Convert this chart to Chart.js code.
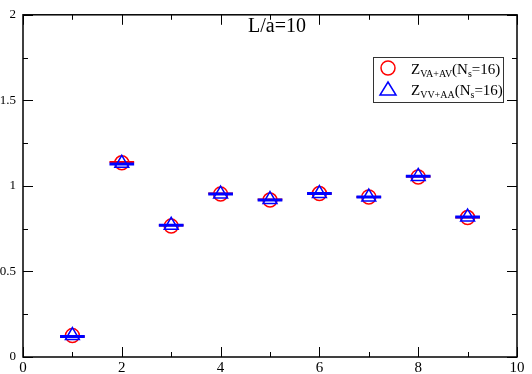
<!DOCTYPE html>
<html>
<head>
<meta charset="utf-8">
<script src="https://cdn.jsdelivr.net/npm/chart.js@4"></script>
<style>
body { margin: 0; background: #fff; }
</style>
</head>
<body>
<canvas id="myCanvas" width="532" height="374"></canvas>
<script>
let xValues = [1, 2, 3, 4, 5, 6, 7, 8, 9]
let zVaAv = [0.125, 1.135, 0.765, 0.952, 0.917, 0.955, 0.935, 1.052, 0.815]
let zVvAa = [0.125, 1.132, 0.77, 0.952, 0.92, 0.955, 0.935, 1.055, 0.818]
let fitVaAv = [0.12, 1.14, 0.77, 0.955, 0.92, 0.955, 0.935, 1.055, 0.815]
let fitVvAa = [0.12, 1.128, 0.77, 0.952, 0.918, 0.955, 0.935, 1.057, 0.818]
let xTicks = [0, 2, 4, 6, 8, 10]
let yTicks = [0, 0.5, 1, 1.5, 2]
let title = "L/a=10"

const serif = "'Liberation Serif', serif"

function points(ys) {
    return xValues.map((x, i) => ({ x: x, y: ys[i] }))
}

// short horizontal bars at each x, broken by null gaps
function segments(ys) {
    let out = []
    xValues.forEach((x, i) => {
        out.push({ x: x - 0.25, y: ys[i] })
        out.push({ x: x + 0.25, y: ys[i] })
        out.push({ x: x + 0.5, y: null })
    })
    return out
}

const framePlugin = {
    id: "frame",
    afterDraw(chart) {
        const ctx = chart.ctx
        const a = chart.chartArea
        const xs = chart.scales.x
        const ys = chart.scales.y
        ctx.save()
        ctx.strokeStyle = "#000"
        ctx.lineWidth = 1.5
        ctx.strokeRect(a.left, a.top, a.right - a.left, a.bottom - a.top)
        ctx.lineWidth = 1
        ctx.beginPath()
        for (let v = 0; v <= 10; v += 1) {
            const p = Math.round(xs.getPixelForValue(v)) + 0.5
            const len = v % 2 === 0 ? 10 : 5
            ctx.moveTo(p, a.bottom); ctx.lineTo(p, a.bottom - len)
            ctx.moveTo(p, a.top); ctx.lineTo(p, a.top + len)
        }
        for (let v = 0; v <= 2.001; v += 0.25) {
            const p = Math.round(ys.getPixelForValue(v)) + 0.5
            const len = Math.abs(v * 2 - Math.round(v * 2)) < 0.01 ? 10 : 5
            ctx.moveTo(a.left, p); ctx.lineTo(a.left + len, p)
            ctx.moveTo(a.right, p); ctx.lineTo(a.right - len, p)
        }
        ctx.stroke()

        // title inside the plot
        ctx.fillStyle = "#000"
        ctx.font = "20px " + serif
        ctx.textAlign = "center"
        ctx.textBaseline = "alphabetic"
        ctx.fillText(title, 277, 32)

        // legend
        const bx = 373, by = 57, bw = 130, bh = 45
        ctx.fillStyle = "#fff"
        ctx.fillRect(bx, by, bw, bh)
        ctx.strokeStyle = "#333"
        ctx.lineWidth = 1
        ctx.strokeRect(bx + 0.5, by + 0.5, bw, bh)

        ctx.strokeStyle = "#ff0000"
        ctx.lineWidth = 1.5
        ctx.beginPath()
        ctx.arc(388, 68, 7, 0, Math.PI * 2)
        ctx.stroke()

        ctx.strokeStyle = "#0000ff"
        ctx.beginPath()
        ctx.moveTo(388, 82)
        ctx.lineTo(396, 95)
        ctx.lineTo(380, 95)
        ctx.closePath()
        ctx.stroke()

        ctx.fillStyle = "#000"
        ctx.textAlign = "left"
        const labels = [["VA+AV", 74], ["VV+AA", 95]]
        labels.forEach(([sub, base]) => {
            let x = 411
            const part = (txt, size, dy) => {
                ctx.font = size + "px " + serif
                ctx.fillText(txt, x, base + dy)
                x += ctx.measureText(txt).width
            }
            part("Z", 15, 0)
            part(sub, 10, 3)
            part("(N", 15, 0)
            part("s", 10, 3)
            part("=16)", 15, 0)
        })
        ctx.restore()
    }
}

new Chart("myCanvas", {
    type: "scatter",
    data: {
        datasets: [
            {
                data: points(zVaAv),
                pointStyle: "circle",
                pointRadius: 7,
                borderColor: "#ff0000",
                backgroundColor: "rgba(0,0,0,0)",
                borderWidth: 1.5,
                order: 4
            },
            {
                data: segments(fitVaAv),
                showLine: true,
                spanGaps: false,
                pointRadius: 0,
                borderColor: "#ff0000",
                borderWidth: 2,
                order: 3
            },
            {
                data: points(zVvAa),
                pointStyle: "triangle",
                pointRadius: 8,
                borderColor: "#0000ff",
                backgroundColor: "rgba(0,0,0,0)",
                borderWidth: 1.5,
                order: 2
            },
            {
                data: segments(fitVvAa),
                showLine: true,
                spanGaps: false,
                pointRadius: 0,
                borderColor: "#0000ff",
                borderWidth: 3,
                order: 1
            }
        ]
    },
    options: {
        responsive: false,
        animation: false,
        layout: { padding: { top: 7, right: 15, left: 0, bottom: 0 } },
        plugins: {
            legend: { display: false },
            tooltip: { enabled: false }
        },
        scales: {
            x: {
                type: "linear",
                min: 0,
                max: 10,
                afterFit: (s) => { s.height = 17 },
                afterBuildTicks: (s) => { s.ticks = xTicks.map(v => ({ value: v })) },
                grid: { display: false, drawTicks: false },
                border: { display: false },
                ticks: {
                    padding: 2, color: "#000", font: { family: serif, size: 15 },
                    callback: (v) => String(v)
                }
            },
            y: {
                type: "linear",
                min: 0,
                max: 2,
                afterFit: (s) => { s.width = 23 },
                afterBuildTicks: (s) => { s.ticks = yTicks.map(v => ({ value: v })) },
                grid: { display: false, drawTicks: false },
                border: { display: false },
                ticks: {
                    padding: 7, color: "#000", font: { family: serif, size: 13 },
                    callback: (v) => String(v)
                }
            }
        }
    },
    plugins: [framePlugin]
})
</script>
</body>
</html>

○ ○ ○

TASK TO COMPLETE: Each line of the data should be quoted exactly, with pictures left out.

ANSWER TO THE PROBLEM:
Convert this chart to Chart.js code.
<!DOCTYPE html>
<html>
<head>
<meta charset="utf-8">
<script src="https://cdn.jsdelivr.net/npm/chart.js@4"></script>
<style>
body { margin: 0; background: #fff; }
</style>
</head>
<body>
<canvas id="myCanvas" width="532" height="374"></canvas>
<script>
let xValues = [1, 2, 3, 4, 5, 6, 7, 8, 9]
let zVaAv = [0.125, 1.135, 0.765, 0.952, 0.917, 0.955, 0.935, 1.052, 0.815]
let zVvAa = [0.125, 1.132, 0.77, 0.952, 0.92, 0.955, 0.935, 1.055, 0.818]
let fitVaAv = [0.12, 1.14, 0.77, 0.955, 0.92, 0.955, 0.935, 1.055, 0.815]
let fitVvAa = [0.12, 1.128, 0.77, 0.952, 0.918, 0.955, 0.935, 1.057, 0.818]
let xTicks = [0, 2, 4, 6, 8, 10]
let yTicks = [0, 0.5, 1, 1.5, 2]
let title = "L/a=10"

const serif = "'Liberation Serif', serif"

function points(ys) {
    return xValues.map((x, i) => ({ x: x, y: ys[i] }))
}

// short horizontal bars at each x, broken by null gaps
function segments(ys) {
    let out = []
    xValues.forEach((x, i) => {
        out.push({ x: x - 0.25, y: ys[i] })
        out.push({ x: x + 0.25, y: ys[i] })
        out.push({ x: x + 0.5, y: null })
    })
    return out
}

const framePlugin = {
    id: "frame",
    afterDraw(chart) {
        const ctx = chart.ctx
        const a = chart.chartArea
        const xs = chart.scales.x
        const ys = chart.scales.y
        ctx.save()
        ctx.strokeStyle = "#000"
        ctx.lineWidth = 1.5
        ctx.strokeRect(a.left, a.top, a.right - a.left, a.bottom - a.top)
        ctx.lineWidth = 1
        ctx.beginPath()
        for (let v = 0; v <= 10; v += 1) {
            const p = Math.round(xs.getPixelForValue(v)) + 0.5
            const len = v % 2 === 0 ? 10 : 5
            ctx.moveTo(p, a.bottom); ctx.lineTo(p, a.bottom - len)
            ctx.moveTo(p, a.top); ctx.lineTo(p, a.top + len)
        }
        for (let v = 0; v <= 2.001; v += 0.25) {
            const p = Math.round(ys.getPixelForValue(v)) + 0.5
            const len = Math.abs(v * 2 - Math.round(v * 2)) < 0.01 ? 10 : 5
            ctx.moveTo(a.left, p); ctx.lineTo(a.left + len, p)
            ctx.moveTo(a.right, p); ctx.lineTo(a.right - len, p)
        }
        ctx.stroke()

        // title inside the plot
        ctx.fillStyle = "#000"
        ctx.font = "20px " + serif
        ctx.textAlign = "center"
        ctx.textBaseline = "alphabetic"
        ctx.fillText(title, 277, 32)

        // legend
        const bx = 373, by = 57, bw = 130, bh = 45
        ctx.fillStyle = "#fff"
        ctx.fillRect(bx, by, bw, bh)
        ctx.strokeStyle = "#333"
        ctx.lineWidth = 1
        ctx.strokeRect(bx + 0.5, by + 0.5, bw, bh)

        ctx.strokeStyle = "#ff0000"
        ctx.lineWidth = 1.5
        ctx.beginPath()
        ctx.arc(388, 68, 7, 0, Math.PI * 2)
        ctx.stroke()

        ctx.strokeStyle = "#0000ff"
        ctx.beginPath()
        ctx.moveTo(388, 82)
        ctx.lineTo(396, 95)
        ctx.lineTo(380, 95)
        ctx.closePath()
        ctx.stroke()

        ctx.fillStyle = "#000"
        ctx.textAlign = "left"
        const labels = [["VA+AV", 74], ["VV+AA", 95]]
        labels.forEach(([sub, base]) => {
            let x = 411
            const part = (txt, size, dy) => {
                ctx.font = size + "px " + serif
                ctx.fillText(txt, x, base + dy)
                x += ctx.measureText(txt).width
            }
            part("Z", 15, 0)
            part(sub, 10, 3)
            part("(N", 15, 0)
            part("s", 10, 3)
            part("=16)", 15, 0)
        })
        ctx.restore()
    }
}

new Chart("myCanvas", {
    type: "scatter",
    data: {
        datasets: [
            {
                data: points(zVaAv),
                pointStyle: "circle",
                pointRadius: 7,
                borderColor: "#ff0000",
                backgroundColor: "rgba(0,0,0,0)",
                borderWidth: 1.5,
                order: 4
            },
            {
                data: segments(fitVaAv),
                showLine: true,
                spanGaps: false,
                pointRadius: 0,
                borderColor: "#ff0000",
                borderWidth: 2,
                order: 3
            },
            {
                data: points(zVvAa),
                pointStyle: "triangle",
                pointRadius: 8,
                borderColor: "#0000ff",
                backgroundColor: "rgba(0,0,0,0)",
                borderWidth: 1.5,
                order: 2
            },
            {
                data: segments(fitVvAa),
                showLine: true,
                spanGaps: false,
                pointRadius: 0,
                borderColor: "#0000ff",
                borderWidth: 3,
                order: 1
            }
        ]
    },
    options: {
        responsive: false,
        animation: false,
        layout: { padding: { top: 7, right: 15, left: 0, bottom: 0 } },
        plugins: {
            legend: { display: false },
            tooltip: { enabled: false }
        },
        scales: {
            x: {
                type: "linear",
                min: 0,
                max: 10,
                afterFit: (s) => { s.height = 17 },
                afterBuildTicks: (s) => { s.ticks = xTicks.map(v => ({ value: v })) },
                grid: { display: false, drawTicks: false },
                border: { display: false },
                ticks: {
                    padding: 2, color: "#000", font: { family: serif, size: 15 },
                    callback: (v) => String(v)
                }
            },
            y: {
                type: "linear",
                min: 0,
                max: 2,
                afterFit: (s) => { s.width = 23 },
                afterBuildTicks: (s) => { s.ticks = yTicks.map(v => ({ value: v })) },
                grid: { display: false, drawTicks: false },
                border: { display: false },
                ticks: {
                    padding: 7, color: "#000", font: { family: serif, size: 13 },
                    callback: (v) => String(v)
                }
            }
        }
    },
    plugins: [framePlugin]
})
</script>
</body>
</html>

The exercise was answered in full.